The same media barely covered the parallel, rival World Social Forum (WSF) held in Belem, Brazil (both ended on February 1), whose participants have argued since their first meeting in 2001 that the financial capitalist system, which has deteriorated since the wave of deregulation in the 1980s, was heading for disaster. It seems they were right.

WSF participants comprise a wide range of progressive and leftist positions, and although the myriad proposals put forward to reform the economic system and create ”another possible world” can seem in part utopic and contradictory, it is undeniable that the criticism generated by the Forum was on the mark. Accordingly, it seems reasonable that the international media would show greater curiosity about the diagnoses and prescriptions formulated at Belem.

This is particularly true given that this year the WSF, which had considered itself only a clearinghouse for debate and critique, adopted a set of objectives and mobilisations that will make the news in the near future. Observers have agreed that in Belem the Forum became a source not only of resistance but also of proposals. This was already the case with the first Global Thematic Forum and its approach to the problem of the Amazon.

Attended this year by five presidents (Evo Morales of Bolivia, Luiz Inacio Lula da Silva of Brazil, Rafael Correa of Ecuador, Fernando Lugo of Paraguay, and Hugo Chavez of Venezuela), the Belem Forum was remarkable in both quality and size (more than 100,000 participants). Latin America today is the most leftist region in the world, and this, according to its leaders, is partly the result of the WSF.

So why has press coverage of the Forum dwindled in recent years? Blaming ideological decisions of the major media seeking to set the international news agenda is valid only in certain cases. And it doesn’t explain why the same media gave broad coverage to the Forum in its first years.

One of the reasons may be that the Forum still doesn’t have the appropriate instruments to promote its activities with a greater international impact. This theme was taken up at the Forum on Free Media, and is one of the subjects that the WSF has yet to address. Another factor is the limited amount of attention that was paid to the journalists present, as well as technological shortcomings.

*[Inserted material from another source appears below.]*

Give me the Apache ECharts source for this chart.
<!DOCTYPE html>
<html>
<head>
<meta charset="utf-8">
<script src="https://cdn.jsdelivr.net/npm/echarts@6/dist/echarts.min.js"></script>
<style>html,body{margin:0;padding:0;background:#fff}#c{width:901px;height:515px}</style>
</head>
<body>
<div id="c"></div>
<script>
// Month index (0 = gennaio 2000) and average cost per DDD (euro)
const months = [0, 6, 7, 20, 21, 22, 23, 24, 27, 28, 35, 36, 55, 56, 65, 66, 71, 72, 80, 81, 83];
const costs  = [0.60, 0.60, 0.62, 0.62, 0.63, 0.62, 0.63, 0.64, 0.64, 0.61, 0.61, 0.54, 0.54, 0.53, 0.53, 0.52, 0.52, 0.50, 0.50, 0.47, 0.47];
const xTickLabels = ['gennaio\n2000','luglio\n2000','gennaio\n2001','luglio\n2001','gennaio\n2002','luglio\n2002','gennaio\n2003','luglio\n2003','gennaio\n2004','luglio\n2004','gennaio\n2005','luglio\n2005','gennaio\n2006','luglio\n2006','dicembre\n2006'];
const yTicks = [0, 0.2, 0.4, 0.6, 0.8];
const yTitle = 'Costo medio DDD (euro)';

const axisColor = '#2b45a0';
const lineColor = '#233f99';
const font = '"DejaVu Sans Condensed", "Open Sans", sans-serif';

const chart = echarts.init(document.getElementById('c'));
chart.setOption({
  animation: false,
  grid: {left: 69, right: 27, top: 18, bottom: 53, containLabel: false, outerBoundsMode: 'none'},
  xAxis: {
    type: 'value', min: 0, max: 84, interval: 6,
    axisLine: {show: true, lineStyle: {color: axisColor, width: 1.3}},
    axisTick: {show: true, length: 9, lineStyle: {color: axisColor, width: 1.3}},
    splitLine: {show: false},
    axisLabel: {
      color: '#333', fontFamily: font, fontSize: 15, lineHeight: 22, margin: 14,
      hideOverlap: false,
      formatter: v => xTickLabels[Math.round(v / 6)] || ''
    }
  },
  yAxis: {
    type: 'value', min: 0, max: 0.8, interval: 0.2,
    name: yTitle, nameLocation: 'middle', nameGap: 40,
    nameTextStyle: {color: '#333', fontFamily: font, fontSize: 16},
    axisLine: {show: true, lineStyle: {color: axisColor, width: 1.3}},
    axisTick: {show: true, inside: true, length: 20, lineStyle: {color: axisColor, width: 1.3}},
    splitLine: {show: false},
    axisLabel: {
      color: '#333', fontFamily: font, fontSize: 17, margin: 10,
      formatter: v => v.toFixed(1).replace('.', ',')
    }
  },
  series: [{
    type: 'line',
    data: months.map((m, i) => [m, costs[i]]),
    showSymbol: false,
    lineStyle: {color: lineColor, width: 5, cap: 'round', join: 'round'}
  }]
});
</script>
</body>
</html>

Although many argue that the WEF participants should have been given less media attention because of the fact that they are responsible for the financial cataclysm (“I’m not going to go listen to a litany of self-criticism,” Lula said, regarding his absence at Davos.) there is another factor to consider: the expectation of hearing how the pilots who caused the shipwreck plan to save the vessel, and how the deregulators now plan to regulate the derailed financial system.

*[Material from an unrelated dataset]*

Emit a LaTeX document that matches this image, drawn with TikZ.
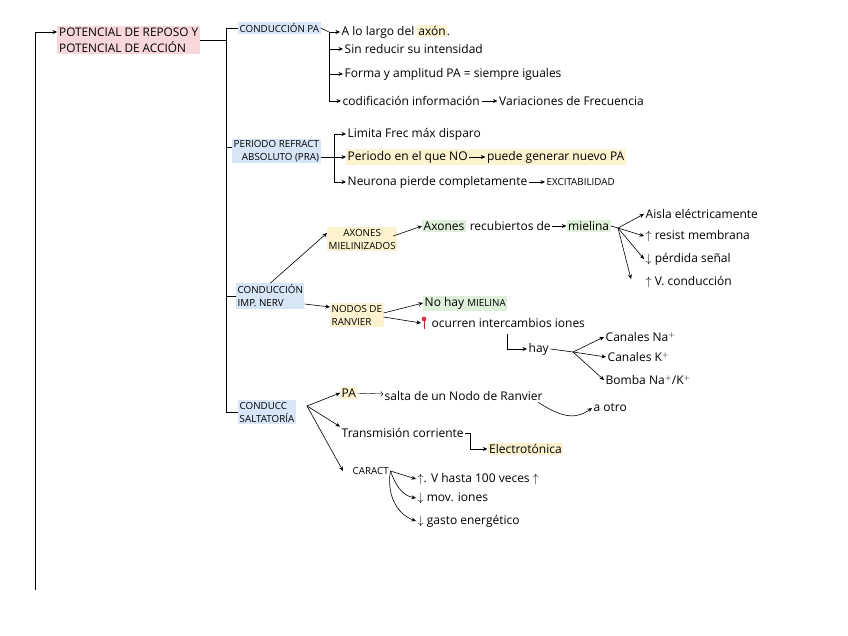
\documentclass[tikz,border=0pt]{standalone}
\usepackage{fontspec}
\setmainfont{Open Sans}
\usetikzlibrary{arrows.meta,backgrounds,positioning}
\definecolor{pinkhl}{RGB}{248,215,218}
\definecolor{bluehl}{RGB}{214,230,246}
\definecolor{yellowhl}{RGB}{253,242,207}
\definecolor{greenhl}{RGB}{222,240,218}
\definecolor{pinred}{RGB}{220,50,60}
\newcommand{\handfont}{\fontsize{12}{13}\selectfont}
\newcommand{\capfont}{\fontsize{9.8}{13}\selectfont}
\newcommand{\hly}[1]{{\setlength{\fboxsep}{1pt}\colorbox{yellowhl}{#1}}}
\tikzset{
  link/.style={-{Stealth[length=4.5pt,width=4pt]},semithick},
  bar/.style={semithick},
  txt/.style={anchor=west,inner sep=1.5pt,font=\handfont},
  captxt/.style={txt,font=\capfont},
  pinkbox/.style={captxt,fill=pinkhl,font=\fontsize{11.8}{16}\selectfont,inner sep=2pt},
  bluebox/.style={captxt,fill=bluehl},
  yellowbox/.style={txt,fill=yellowhl},
  greenbox/.style={txt,fill=greenhl}
}

\begin{document}
\begin{tikzpicture}[x=1pt,y=-1pt,node distance=6pt and 16pt]
    \useasboundingbox (0,0) rectangle (848,636);
    % main title and spine
    \node[pinkbox,align=left] (title) at (57,40) {POTENCIAL DE REPOSO Y\\POTENCIAL DE ACCIÓN};
    \coordinate (base) at (35,590);
    \coordinate (spine) at (226,28);
    \draw[link] (base) |- ([yshift=8pt]title.west);
    \draw[bar] (title.east) -- (title.east -| spine);

    % conduccion PA
    \node[bluebox] (cpa) at (238,28) {CONDUCCIÓN PA};
    \node[txt] (a1) at (340,32) {A lo largo del \hly{axón}.};
    \node[txt] (a2) at (343,49) {Sin reducir su intensidad};
    \node[txt] (a3) at (343,74) {Forma y amplitud PA = siempre iguales};
    \node[txt] (a4) at (341,101) {codificación información};
    \node[txt,right=of a4] (a5) {Variaciones de Frecuencia};
    \coordinate (b1x) at (329,32);
    \draw[bar] (cpa.east) -- (b1x);
    \draw[link] (b1x) -- (a1.west);
    \draw[link] (b1x) |- (a4.west);
    \draw[link] (b1x |- a2.west) -- (a2.west);
    \draw[link] (b1x |- a3.west) -- (a3.west);
    \draw[link] (a4) -- (a5);

    % periodo refractario
    \node[bluebox,align=right] (pra) at (232,151) {PERIODO REFRACT\\ABSOLUTO (PRA)};
    \node[txt] (p1) at (346,134) {Limita Frec máx disparo};
    \node[txt] (p2) at (346,157) {Periodo en el que NO};
    \node[txt,right=of p2] (p2b) {puede generar nuevo PA};
    \node[txt] (p3) at (346,182) {Neurona pierde completamente};
    \node[captxt,right=of p3] (p3b) {EXCITABILIDAD};
    \begin{scope}[on background layer]
      \fill[yellowhl] (p2.south west) rectangle (p2b.north east);
    \end{scope}
    \coordinate (b2x) at (334,134);
    \draw[link] (pra.east |- p2.west) -- (p2.west);
    \draw[link] (b2x) -- (p1.west);
    \draw[link] (b2x) |- (p3.west);
    \draw[link] (p2) -- (p2b);
    \draw[link] (p3) -- (p3b);

    % conduccion impulso nervioso
    \node[bluebox,align=left] (cin) at (236,296) {CONDUCCIÓN\\IMP. NERV};
    \node[captxt,fill=yellowhl,align=center] (axm) at (327,239) {AXONES\\MIELINIZADOS};
    \node[greenbox] (m1) at (422,226) {Axones};
    \node[txt,right=2pt of m1] (m2) {recubiertos de};
    \node[greenbox,right=14pt of m2] (m3) {mielina};
    \node[txt] (f1) at (644,214) {Aisla eléctricamente};
    \node[txt] (f2) at (644,236) {$\uparrow$ resist membrana};
    \node[txt] (f3) at (644,259) {$\downarrow$ pérdida señal};
    \node[txt] (f4) at (644,282) {$\uparrow$ V. conducción};
    \draw[link] (cin.north) -- ([yshift=6pt]axm.west);
    \draw[link] ([xshift=-4pt,yshift=3pt]axm.east) -- (m1.west);
    \draw[link] (m2) -- (m3);
    \coordinate (fan1) at (618,228);
    \draw[bar] (m3.east) -- (fan1);
    \draw[link] (fan1) -- (f1.west);
    \draw[link] (fan1) -- (f2.west);
    \draw[link] (fan1) -- (f3.west);
    \draw[link] (fan1) -- ([xshift=-13pt,yshift=3pt]f4.west);

    \node[captxt,fill=yellowhl,align=left] (nr) at (330,315) {NODOS DE\\RANVIER};
    \node[greenbox] (n1) at (423,303) {No hay {\capfont MIELINA}};
    \node[txt] (n2) at (430,323) {ocurren intercambios iones};
    \fill[pinred] (424,319) circle (2.4pt);
    \draw[pinred!80!black,thick] (424,320) -- (424,329);
    \draw[link] ([yshift=-8pt]cin.east) -- ([yshift=8pt]nr.west);
    \draw[link] ([yshift=2pt]nr.east) -- (n1.west);
    \draw[link] ([yshift=-2pt]nr.east) -- ([xshift=-9pt]n2.west);
    \node[txt] (hay) at (527,349) {hay};
    \coordinate (hk) at (507,334);
    \draw[link] (hk) |- (hay.west);
    \node[txt] (c1) at (604,337) {Canales Na$^+$};
    \node[txt] (c2) at (606,357) {Canales K$^+$};
    \node[txt] (c3) at (604,380) {Bomba Na$^+$/K$^+$};
    \coordinate (fan2) at (573,352);
    \draw[bar] (hay.east) -- (fan2);
    \draw[link] (fan2) -- (c1.west);
    \draw[link] (fan2) -- (c2.west);
    \draw[link] (fan2) -- (c3.west);

    % conduccion saltatoria
    \node[bluebox,align=left] (salt) at (238,412) {CONDUCC\\SALTATORÍA};
    \draw[bar] (cpa.west) -- (cpa.west -| spine) |- (salt.west);
    \draw[bar] ([yshift=4pt]pra.west) -- ([yshift=4pt]pra.west -| spine);
    \draw[bar] (cin.west) -- (cin.west -| spine);
    \coordinate (fan3) at (307,406);
    \node[yellowbox] (s1) at (340,393) {PA};
    \node[txt] (s1b) at (383,396) {salta de un Nodo de Ranvier};
    \node[txt] (s1c) at (592,408) {a otro};
    \node[txt] (s2) at (340,433) {Transmisión corriente};
    \node[yellowbox] (s3) at ([xshift=22pt,yshift=-16pt]s2.east) {Electrotónica};
    \node[captxt] (s4) at (351,471) {CARACT};
    \draw[link] (fan3) -- (s1.west);
    \draw[link] (fan3) -- (s2.north west);
    \draw[link] (fan3) -- ([xshift=-8pt]s4.west);
    \draw[->] (s1) -- (s1b);
    \draw[link] ([xshift=-6pt]s1b.south east) .. controls (565,420) and (578,418) .. (s1c.west);
    \draw[link] (s2.east) -- ++(5,0) |- (s3.west);
    \node[txt] (k1) at (416,479) {$\uparrow$. V hasta 100 veces $\uparrow$};
    \node[txt] (k2) at (416,498) {$\downarrow$ mov. iones};
    \node[txt] (k3) at (416,521) {$\downarrow$ gasto energético};
    \draw[link] (s4.east) -- (k1.west);
    \draw[link] (s4.east) to[out=-70,in=170] (k2.west);
    \draw[link] (s4.east) to[out=-100,in=160] (k3.west);
\end{tikzpicture}
\end{document}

Because it is a fact that throughout the western world, the politicians and financiers who gutted regulation of the financial system -with few exceptions- still have their jobs and are now preparing to save themselves with taxpayers’ money -which the WSF has denounced.

The best example of this is the economic team of president Obama, whose victory meant a movement of the US electorate towards less conservative positions, socially and politically. But the two figures dominant on the economic front are Treasury Secretary Timothy Geithner and the chief White House economic advisor, Lawrence Summers, both passionate deregulators until very recently -the former as president of the New York Federal Reserve and the latter as treasury secretary under President Bill Clinton.

The participants at Davos represent the economic establishment and its undying instinct for preserving power. They remind one of the famous line from The Leopard of Italian novelist Giuseppe Tomasi di Lampedusa: “Change so that everything can remain the same.”

At the WSF we know that while this year the programme and mobilisations decided on in Belem will begin to unfold, in 2010 there will be various decentralised initiatives instead of a Central Forum. To prevent the Forum from getting short-changed by the press, a strong and careful media campaign must be launched for the 2009 and 2010 initiatives, particularly with an eye towards January 2011, when the next WSF will be held in Africa. (END/COPYRIGHT IPS)

(*) Mario Lubetkin is Director General of IPS news agency.